Die Hauptstadtmedien werden ebenfalls aufmerksam verfolgt, berichtet Steinert außerdem. Faire Berichte über die Organisation von „Der Papst kommt“ habe es bei der „taz“ und der „Berliner Zeitung“ gegeben. Die Beiträge im „Tagesspiegel“ hingegen würden „sehr euphorisch“ die anstehende Papst-Visite verarbeiten. „Eine kritische Begleitung hat uns bisher gefehlt.“ Und das Boulevard-Blatt „B.Z.“ stelle das Protestbündnis durchweg als „Störer“ dar, meint er. Das sei ebenfalls absurd, meint er, da Störungen des von katholischem Klerus und Politikern geplanten Reiseprogramms für Benedikt XVI. weder geplant noch irgendwie wahrscheinlich sind.

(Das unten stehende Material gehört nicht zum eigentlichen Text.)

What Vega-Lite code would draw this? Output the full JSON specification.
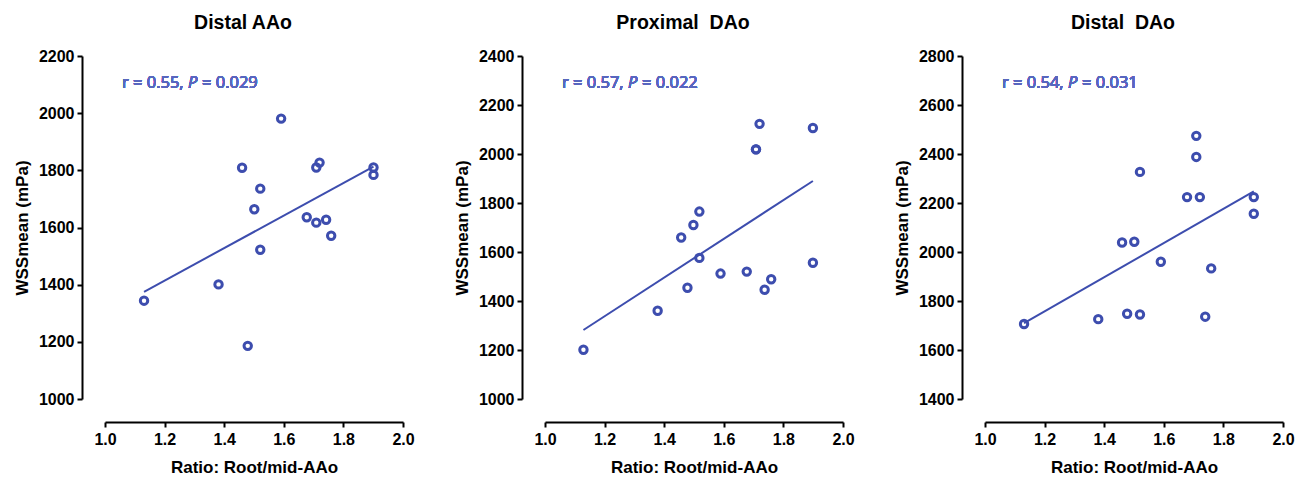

Gestört fühlen kann sich höchstens, wer eine reine Jubel-Berichterstattung erhofft.

In den kommenden Wochen will man beim LSVD nun weiter auf Menschen zugehen, um das Bewusstsein für die zahlreichen Probleme und dramatischen Konsequenzen der Politik von Benedikts XVI. mächtiger Kirche zu stärken. „Wenn man das Thema geduldig erläutert, findet man dabei schnell viel Aufgeschlossenheit“, haben er und die am Projekt beteiligten Aktivisten bei Diskussionsveranstaltungen und Vorträgen festgestellt. Die Vernetzung und Förderung kritischer Positionen soll nicht auf Deutschland beschränkt bleiben, kündigt Steinert schließlich an. Eine polnische Fassung der vom Berliner Bündnis veröffentlichten Erklärung befindet sich in Vorbereitung, da es auch im Nachbarland ein wachsendes Interesse an den Problemen mit der vatikanischen Politik gebe. Möglich ist daher sogar, dass neben dem Besucherstrom wegen Benedikts XVI. Auftritten in Berlin auch ein Papst-Tourismus aus dem polnischen Nachbarland entsteht, der nicht nur aufs Jubeln aus ist.